Discussed during 26-07 meeting
TO DOs:

  • k-fold on the internal dataset and compute means of experiments
  • Train on the external (partially annotated) dataset and then "fine-tune" on the internally (fully annotated) datasets
  • (Less important) Training phase 1 with M2 approach

K-fold cross-validation with 5 folds

F1 score

Test

Screenshot 2022-08-02 at 09 38 32

Train

Screenshot 2022-08-02 at 09 38 51

Planning 2022-08-02

  • Look at results of train + eval (k-fold cross-validation) after #607 fixes the annotations in the "ground truth"
  • Try to "pre-train" on the external (partially annotated) NER dataset and then "fine-tune" on the internally (fully annotated) NER datasets

K-fold cross-validation with 5 folds using the original (not corrected) annotations.

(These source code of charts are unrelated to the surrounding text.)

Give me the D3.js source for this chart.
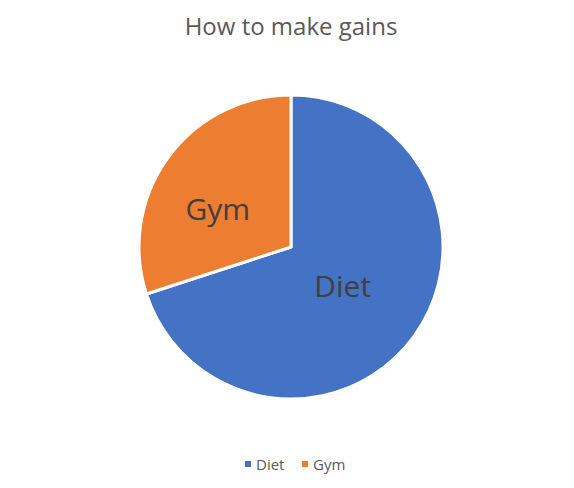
<!DOCTYPE html>
<html><head><meta charset="utf-8">
<script src="https://cdn.jsdelivr.net/npm/d3@7"></script>
<style>body{margin:0;background:#fff}</style>
</head><body>
<script>
const categories = ["Diet", "Gym"];
const values = [70, 30];
const colors = ["#4472C4", "#ED7D31"];
const title = "How to make gains";

const W = 574, H = 488;
const svg = d3.select("body").append("svg").attr("width", W).attr("height", H);
const font = "Open Sans, Lato, sans-serif";

svg.append("text").attr("x", 291).attr("y", 35).attr("text-anchor", "middle")
  .attr("font-family", font).attr("font-size", 24).attr("fill", "#595959").text(title);

const cx = 291, cy = 247, r = 152;
const pie = d3.pie().sort(null).value(d => d)(values);
const arc = d3.arc().innerRadius(0).outerRadius(r);
const g = svg.append("g").attr("transform", `translate(${cx},${cy})`);
g.selectAll("path").data(pie).join("path")
  .attr("d", arc).attr("fill", (d, i) => colors[i])
  .attr("stroke", "#fff").attr("stroke-width", 3).attr("stroke-linejoin", "round");

// label placement (fraction of radius, angle shift in radians)
const labelR = [0.43, 0.54];
const labelShift = [0.03, -0.16];
g.selectAll("text").data(pie).join("text")
  .attr("transform", (d, i) => {
    const a = (d.startAngle + d.endAngle) / 2 + labelShift[i];
    const rr = r * labelR[i];
    return `translate(${rr * Math.sin(a)},${-rr * Math.cos(a)})`;
  })
  .attr("text-anchor", "middle").attr("dy", "0.35em")
  .attr("font-family", font).attr("font-size", 30).attr("fill", "#404040")
  .text((d, i) => categories[i]);

const legend = svg.append("g");
const lx = [245, 302];
categories.forEach((c, i) => {
  legend.append("rect").attr("x", lx[i]).attr("y", 461).attr("width", 6).attr("height", 6).attr("fill", colors[i]);
  legend.append("text").attr("x", lx[i] + 11).attr("y", 470).attr("font-family", font)
    .attr("font-size", 15).attr("fill", "#595959").text(c);
});
</script>
</body></html>
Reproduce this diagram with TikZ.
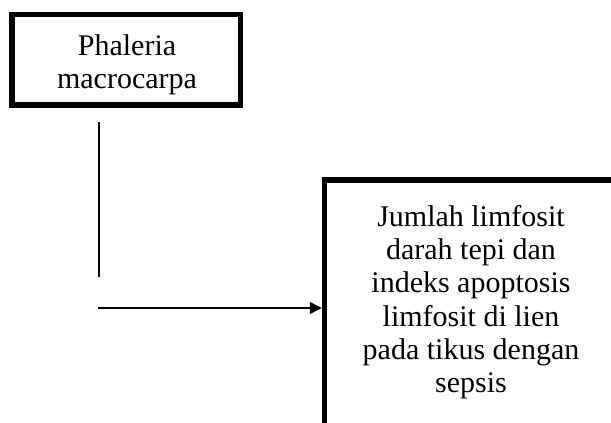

external data = bc2gm_corpus and jnlpba

  • internal - only trained on fully annotated data
  • external_simul - fully annotated data + external data were concatenated and the network was trained on this dataset
    • The reason why the performance is worse than what was shown in the previous post is that this time the validation set consisted both of external data and internal data (before it was just the internal data)
  • external_seq- we first trained in external data and then trained on fully annotated internal data (sequential logic)

F1 score

Test

Screenshot 2022-08-12 at 11 19 05

Train

Screenshot 2022-08-12 at 11 23 05

K-fold cross-validation with 5 folds using the corrected annotation. The rest is the same as above

F1-score

Train

Screenshot 2022-08-15 at 13 35 51

Test

Screenshot 2022-08-15 at 13 35 43

Update 2022-08-16

  • Based on the results shown in #608 (comment), it seems that merging the partially annotated NER samples with the fully annotated ones from BBP gives bad results. Possibly, this is because the partially annotated ones outnumber the fully annotated, high quality ones.
  • Based on the results shown in #608 (comment), pre-training on the partially annotated NER samples does not decrease but neither it significantly improves the accuracy of the final NER model.

Decision

  • For the time being, it does not seem like we can leverage (partially annotated) publicly available NER datasets to improve the performance of our NER models.